**Short problem:**
Carry none of the pictures over; write out the complete data exactly.

**Recorded data:**

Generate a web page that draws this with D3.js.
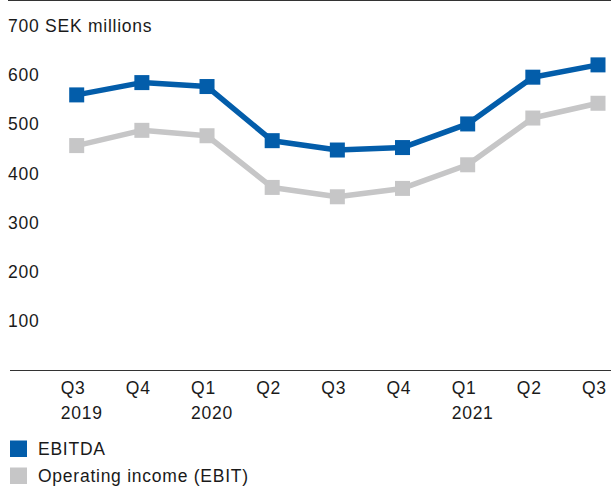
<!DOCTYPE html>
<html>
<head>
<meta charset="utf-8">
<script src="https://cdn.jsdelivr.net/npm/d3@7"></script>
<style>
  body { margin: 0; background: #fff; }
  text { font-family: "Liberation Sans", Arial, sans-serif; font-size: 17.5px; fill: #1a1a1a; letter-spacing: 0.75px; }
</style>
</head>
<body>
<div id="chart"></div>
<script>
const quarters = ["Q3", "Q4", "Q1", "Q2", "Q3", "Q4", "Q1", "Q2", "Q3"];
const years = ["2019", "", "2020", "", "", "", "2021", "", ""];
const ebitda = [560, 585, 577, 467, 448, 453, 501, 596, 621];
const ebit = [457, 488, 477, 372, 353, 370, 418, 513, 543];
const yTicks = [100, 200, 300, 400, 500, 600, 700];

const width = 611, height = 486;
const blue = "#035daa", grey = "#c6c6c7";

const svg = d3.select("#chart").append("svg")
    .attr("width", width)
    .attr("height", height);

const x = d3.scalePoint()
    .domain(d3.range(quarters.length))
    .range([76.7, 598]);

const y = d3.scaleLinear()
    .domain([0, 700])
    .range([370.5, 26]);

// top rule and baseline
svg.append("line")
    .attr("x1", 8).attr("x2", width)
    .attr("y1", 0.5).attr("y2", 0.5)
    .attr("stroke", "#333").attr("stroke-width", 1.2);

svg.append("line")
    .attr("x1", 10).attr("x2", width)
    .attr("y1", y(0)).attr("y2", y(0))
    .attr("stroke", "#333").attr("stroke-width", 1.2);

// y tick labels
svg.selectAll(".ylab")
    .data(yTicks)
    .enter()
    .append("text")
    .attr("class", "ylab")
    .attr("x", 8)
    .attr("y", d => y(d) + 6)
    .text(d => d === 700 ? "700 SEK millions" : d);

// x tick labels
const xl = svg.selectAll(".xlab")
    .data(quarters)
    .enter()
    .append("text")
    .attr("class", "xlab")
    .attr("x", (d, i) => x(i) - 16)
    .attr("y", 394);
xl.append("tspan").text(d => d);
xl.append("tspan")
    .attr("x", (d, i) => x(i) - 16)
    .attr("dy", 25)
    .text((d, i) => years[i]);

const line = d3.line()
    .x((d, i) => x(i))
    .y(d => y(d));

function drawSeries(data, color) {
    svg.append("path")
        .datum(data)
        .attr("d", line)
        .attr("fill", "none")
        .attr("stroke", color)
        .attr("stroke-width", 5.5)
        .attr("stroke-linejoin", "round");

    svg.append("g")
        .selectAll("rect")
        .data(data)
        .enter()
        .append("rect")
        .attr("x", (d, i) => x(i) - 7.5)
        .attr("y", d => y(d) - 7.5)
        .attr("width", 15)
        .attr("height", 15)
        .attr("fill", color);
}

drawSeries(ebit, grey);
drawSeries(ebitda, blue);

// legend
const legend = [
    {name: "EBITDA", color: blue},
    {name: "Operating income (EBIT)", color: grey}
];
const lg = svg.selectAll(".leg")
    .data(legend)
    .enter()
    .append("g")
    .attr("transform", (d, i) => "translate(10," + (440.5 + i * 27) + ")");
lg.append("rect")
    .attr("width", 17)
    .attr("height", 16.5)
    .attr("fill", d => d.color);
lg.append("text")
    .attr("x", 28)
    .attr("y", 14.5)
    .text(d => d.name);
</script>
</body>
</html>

**Answer for this exercise:**
Generate a web page that draws this with D3.js.
<!DOCTYPE html>
<html>
<head>
<meta charset="utf-8">
<script src="https://cdn.jsdelivr.net/npm/d3@7"></script>
<style>
  body { margin: 0; background: #fff; }
  text { font-family: "Liberation Sans", Arial, sans-serif; font-size: 17.5px; fill: #1a1a1a; letter-spacing: 0.75px; }
</style>
</head>
<body>
<div id="chart"></div>
<script>
const quarters = ["Q3", "Q4", "Q1", "Q2", "Q3", "Q4", "Q1", "Q2", "Q3"];
const years = ["2019", "", "2020", "", "", "", "2021", "", ""];
const ebitda = [560, 585, 577, 467, 448, 453, 501, 596, 621];
const ebit = [457, 488, 477, 372, 353, 370, 418, 513, 543];
const yTicks = [100, 200, 300, 400, 500, 600, 700];

const width = 611, height = 486;
const blue = "#035daa", grey = "#c6c6c7";

const svg = d3.select("#chart").append("svg")
    .attr("width", width)
    .attr("height", height);

const x = d3.scalePoint()
    .domain(d3.range(quarters.length))
    .range([76.7, 598]);

const y = d3.scaleLinear()
    .domain([0, 700])
    .range([370.5, 26]);

// top rule and baseline
svg.append("line")
    .attr("x1", 8).attr("x2", width)
    .attr("y1", 0.5).attr("y2", 0.5)
    .attr("stroke", "#333").attr("stroke-width", 1.2);

svg.append("line")
    .attr("x1", 10).attr("x2", width)
    .attr("y1", y(0)).attr("y2", y(0))
    .attr("stroke", "#333").attr("stroke-width", 1.2);

// y tick labels
svg.selectAll(".ylab")
    .data(yTicks)
    .enter()
    .append("text")
    .attr("class", "ylab")
    .attr("x", 8)
    .attr("y", d => y(d) + 6)
    .text(d => d === 700 ? "700 SEK millions" : d);

// x tick labels
const xl = svg.selectAll(".xlab")
    .data(quarters)
    .enter()
    .append("text")
    .attr("class", "xlab")
    .attr("x", (d, i) => x(i) - 16)
    .attr("y", 394);
xl.append("tspan").text(d => d);
xl.append("tspan")
    .attr("x", (d, i) => x(i) - 16)
    .attr("dy", 25)
    .text((d, i) => years[i]);

const line = d3.line()
    .x((d, i) => x(i))
    .y(d => y(d));

function drawSeries(data, color) {
    svg.append("path")
        .datum(data)
        .attr("d", line)
        .attr("fill", "none")
        .attr("stroke", color)
        .attr("stroke-width", 5.5)
        .attr("stroke-linejoin", "round");

    svg.append("g")
        .selectAll("rect")
        .data(data)
        .enter()
        .append("rect")
        .attr("x", (d, i) => x(i) - 7.5)
        .attr("y", d => y(d) - 7.5)
        .attr("width", 15)
        .attr("height", 15)
        .attr("fill", color);
}

drawSeries(ebit, grey);
drawSeries(ebitda, blue);

// legend
const legend = [
    {name: "EBITDA", color: blue},
    {name: "Operating income (EBIT)", color: grey}
];
const lg = svg.selectAll(".leg")
    .data(legend)
    .enter()
    .append("g")
    .attr("transform", (d, i) => "translate(10," + (440.5 + i * 27) + ")");
lg.append("rect")
    .attr("width", 17)
    .attr("height", 16.5)
    .attr("fill", d => d.color);
lg.append("text")
    .attr("x", 28)
    .attr("y", 14.5)
    .text(d => d.name);
</script>
</body>
</html>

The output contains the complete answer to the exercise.